| Konu: | CHP Grubu önerisi münasebetiyle |
| Yasama Yılı: | 3 |
| Birleşim: | 12 |
| Tarih: | 31.10.2019 |
HDP GRUBU ADINA MURAT ÇEPNİ (İzmir) - Teşekkürler Başkan.
Genel Kurul ve değerli halkımız; 2019 senesinde Cumhurbaşkanı Kararıyla Maden'in Camiikebir Mahallesi afet bölgesi ilan edildi. Oysa, 2016 senesinde ise Fırat Üniversitesi afetin, afet riskini yaratan temel unsurun oradaki Eti Bakır maden şirketi olduğunu ortaya koydu; Eti Maden şirketinin maden çıkartma esnasında işte dinamit patlatması ve açığa çıkan pasaların gelişigüzel bölgede çevreye bırakılmasından oluşan bir riskin altını çizmişti. Şimdi dolayısıyla biz, burada Camiikebir bölgesinin afet bölgesi ilan edilmesinden ziyade, şunun tartışmasını yapmamız gerekir: Şimdi, sorunun temel kaynağı maden şirketiyken ve bu maden şirketinin doğrudan yarattığı riskler iken burada afet bölgesinin ilan edilip oradan insanların yaşam alanlarından çıkıp gitmesini, göç etmesini tartışmak kuşkusuz esas meseleden uzaklaşmak anlamına gelir.

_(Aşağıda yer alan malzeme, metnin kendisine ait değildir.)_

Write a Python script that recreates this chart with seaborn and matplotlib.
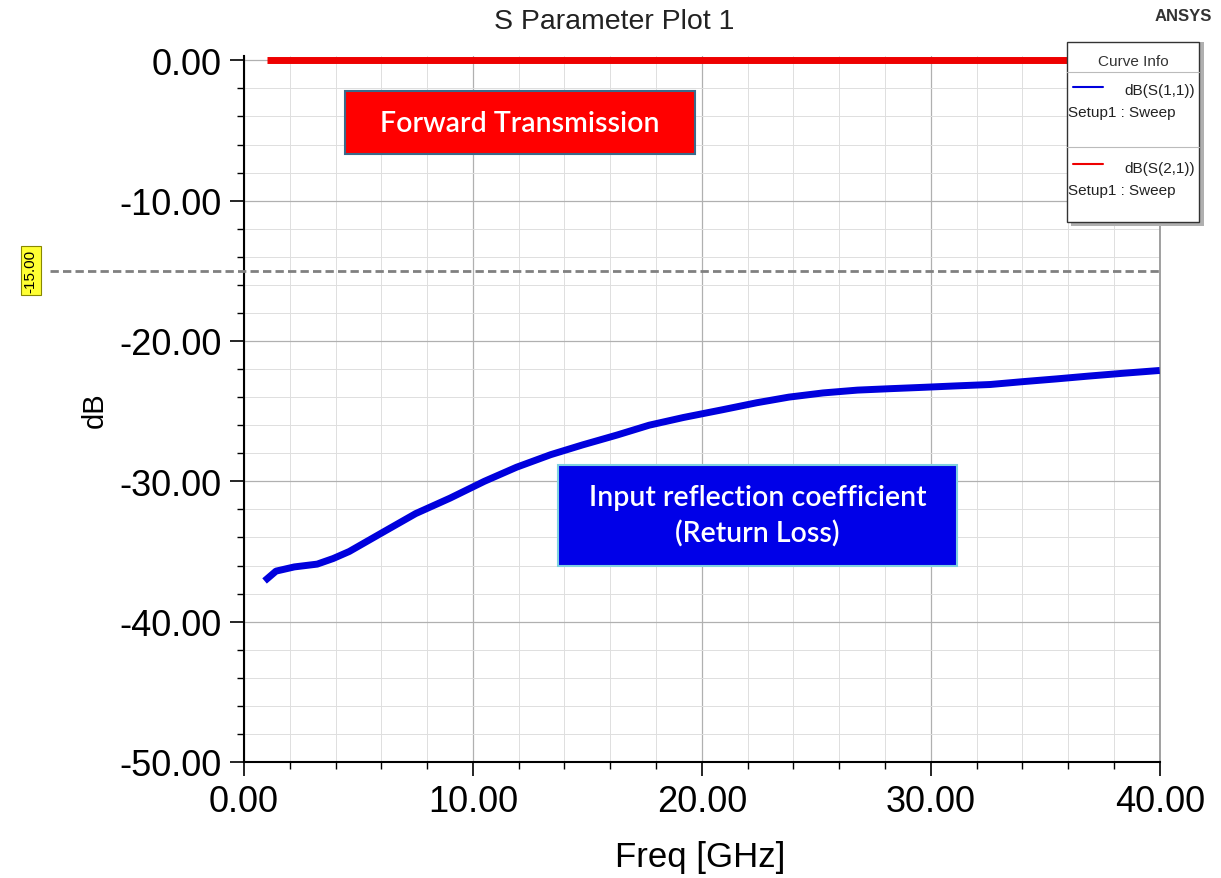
import pandas as pd
import matplotlib.pyplot as plt
import matplotlib.ticker as mticker
from matplotlib.patches import Rectangle
from matplotlib.lines import Line2D
import seaborn as sns

# data
freq_s11 = [0.9, 1.4, 2.2, 3.2, 3.9, 4.6, 6.1, 7.5, 9.0, 10.5, 11.9, 13.4, 14.8, 16.3,
            17.7, 19.2, 20.9, 22.4, 23.8, 25.3, 26.8, 28.2, 29.7, 31.1, 32.6, 34.0,
            35.5, 36.9, 38.4, 40.0]
s11_db = [-37.1, -36.4, -36.1, -35.9, -35.5, -35.0, -33.6, -32.3, -31.2, -30.0, -29.0,
          -28.1, -27.4, -26.7, -26.0, -25.45, -24.9, -24.4, -24.0, -23.7, -23.5, -23.4,
          -23.3, -23.2, -23.1, -22.9, -22.7, -22.5, -22.3, -22.1]
freq_s21 = [1.0, 40.0]
s21_db = [0.0, 0.0]
curve_names = ['dB(S(1,1))', 'dB(S(2,1))']
curve_colors = ['#0000dd', '#ee0000']
marker_db = -15.0
x_ticks = [0, 10, 20, 30, 40]
y_ticks = [-50, -40, -30, -20, -10, 0]

df = pd.concat([
    pd.DataFrame({'freq': freq_s11, 'db': s11_db, 'curve': curve_names[0]}),
    pd.DataFrame({'freq': freq_s21, 'db': s21_db, 'curve': curve_names[1]}),
])

sns.set_theme(style="white")
plt.rcParams['font.family'] = ['Liberation Sans', 'DejaVu Sans']
plt.rcParams['text.color'] = 'black'
plt.rcParams['xtick.color'] = 'black'
plt.rcParams['ytick.color'] = 'black'
plt.rcParams['axes.labelcolor'] = 'black'

fig = plt.figure(figsize=(12.21, 8.79), dpi=100)
ax = fig.add_axes([0.1998, 0.132, 0.750, 0.803])

sns.lineplot(data=df, x='freq', y='db', hue='curve', palette=dict(zip(curve_names, curve_colors)),
             linewidth=5, legend=False, ax=ax, zorder=5)
for ln in ax.lines:
    ln.set_clip_on(False)
    ln.set_solid_capstyle('butt')
    ln.set_solid_joinstyle('round')

ax.set_xlim(0, 40)
ax.set_ylim(-50, 0.3)
ax.set_xticks(x_ticks)
ax.set_yticks(y_ticks)
ax.xaxis.set_minor_locator(mticker.MultipleLocator(2))
ax.yaxis.set_minor_locator(mticker.MultipleLocator(2))
ax.xaxis.set_major_formatter(mticker.FormatStrFormatter('%.2f'))
ax.yaxis.set_major_formatter(mticker.FormatStrFormatter('%.2f'))
ax.tick_params(axis='both', which='major', direction='out', length=10, width=1.2,
               color='black', labelsize=26, pad=6, left=True, bottom=True)
ax.tick_params(axis='both', which='minor', direction='out', length=5, width=1,
               color='black', left=True, bottom=True)
ax.grid(True, which='major', color='#b0b0b0', linewidth=0.9)
ax.grid(True, which='minor', color='#dedede', linewidth=0.7)
ax.set_axisbelow(True)

for side in ['left', 'bottom']:
    ax.spines[side].set_color('black')
    ax.spines[side].set_linewidth(1.5)
ax.spines['right'].set_color('#909090')
ax.spines['right'].set_linewidth(1.2)
ax.spines['top'].set_visible(False)

ax.set_xlabel('Freq [GHz]', fontsize=25)
ax.set_ylabel('dB', fontsize=21)
ax.xaxis.set_label_coords(0.498, -0.110)
ax.yaxis.set_label_coords(-0.148, 0.5)

# -15 dB marker line and its yellow tag
ax.axhline(marker_db, xmin=-0.212, xmax=1.0, color='#808080', linestyle=(0, (3, 1.5)),
           linewidth=2, clip_on=False, zorder=3)
ax.text(-0.233, marker_db, '-15.00', transform=ax.get_yaxis_transform(), rotation=90,
        ha='center', va='center', fontsize=11,
        bbox=dict(boxstyle='square,pad=0.2', facecolor='#ffff33', edgecolor='#888800', linewidth=0.8))

# annotation boxes
ax.add_patch(Rectangle((0.110, 0.861), 0.382, 0.089, transform=ax.transAxes,
                       facecolor='#ff0000', edgecolor='#3a6a8a', linewidth=1.5, zorder=6))
ax.text(0.110 + 0.191, 0.861 + 0.0445, 'Forward Transmission', transform=ax.transAxes,
        ha='center', va='center', color='white', fontsize=20.5, fontweight='semibold',
        family=['Lato', 'DejaVu Sans'], zorder=7)
ax.add_patch(Rectangle((0.343, 0.278), 0.436, 0.143, transform=ax.transAxes,
                       facecolor='#0000e8', edgecolor='#7fd0e0', linewidth=1.5, zorder=6))
ax.text(0.343 + 0.218, 0.278 + 0.0715, 'Input reflection coefficient\n(Return Loss)',
        transform=ax.transAxes, ha='center', va='center', color='white', fontsize=20.5,
        fontweight='semibold', family=['Lato', 'DejaVu Sans'], linespacing=1.4, zorder=7)

# title and logo
fig.text(0.503, 0.975, 'S Parameter Plot 1', ha='center', va='center', fontsize=20.5, color='#222222')
fig.text(0.969, 0.981, 'ANSYS', ha='center', va='center', fontsize=12, fontweight='bold', color='#333333')

# Curve Info box
fig.add_artist(Rectangle((0.877, 0.742), 0.109, 0.209, transform=fig.transFigure,
                         facecolor='#b0b0b0', edgecolor='none', zorder=8))
fig.add_artist(Rectangle((0.874, 0.746), 0.108, 0.205, transform=fig.transFigure,
                         facecolor='white', edgecolor='#333333', linewidth=1, zorder=9))
fig.text(0.928, 0.929, 'Curve Info', ha='center', va='center', fontsize=11, color='#333333', zorder=10)
for yy in [0.917, 0.832]:
    fig.add_artist(Line2D([0.874, 0.982], [yy, yy], transform=fig.transFigure,
                          color='#bbbbbb', linewidth=0.8, zorder=10))
for name, col, yy in zip(curve_names, curve_colors, [0.900, 0.812]):
    fig.add_artist(Line2D([0.879, 0.903], [yy, yy], transform=fig.transFigure,
                          color=col, linewidth=1.5, zorder=10))
    fig.text(0.979, yy - 0.004, name, ha='right', va='center', fontsize=11, color='#222222', zorder=10)
    fig.text(0.875, yy - 0.029, 'Setup1 : Sweep', ha='left', va='center', fontsize=11,
             color='#222222', zorder=10)

plt.savefig('out.png', dpi=100)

Dolayısıyla halkın ve ilgili çevrelerin temel talebi şudur: "Şirket gitmelidir, biz burada kalmalıyız."dır. Dolayısıyla esas olarak bizim üstünde durduğumuz nokta şudur:
Şimdi AKP Hükûmeti söz konusu olduğunda ve enerji yatırımları söz konusu olduğunda Maden ilçemizde yaşanan şeylere benzer bir dizi olay yaşanıyor. Örneğin, İzmir'in Karaburun ilçesine bağlı Yaylaköy'de yirmi sene önce verilen afet riski raporuna bağlı olarak bugün orada 50 tane türbin kuruluyor ve köyün hemen üzerinde türbinler kurulurken köylüye "Buradan gidin." deniyor. Yine, işte İda Dağı'nda Alamos Gold'un ruhsatı uzatılmadı, büyük direnişler sonrasında fakat hemen akabinde 29 yeni ruhsat verildi. Munzur vadisi buna benzer. Yine Manisa'nın Salihli ilçesinin Hacıbektaşlı köyünde, köyün hemen 50 metre üzerinde kurulan JES projesi aynı zamanda halkın oradan göç etmesine neden oluyor. Yani söz konusu Hükûmet olduğunda en istikrarlı olduğu şey doğanın talanı politikası. 3-5 tane doğrudan saraya bağlı enerji şirketinin kârı için bütün doğanın katledilmesiyle karşı karşıyayız.
Biz şunu söylüyoruz: Doğanın katledildiği, insanların yaşam alanlarını terk etmek zorunda bırakıldığı, ormanların katledildiği hiçbir politika millî politika olamaz; hiçbir politika insanlar ve ülkenin lehine gerçekleşemez. Tek kazanan saray ve onun şirketleridir. Dolayısıyla, Maden ilçemizde de yaşanan şey budur, orada şirket gitmelidir, onun tahribatları devletin gerekli müdahaleleriyle giderilmelidir, halkın yerinden yurdundan edilmesi engellenmelidir.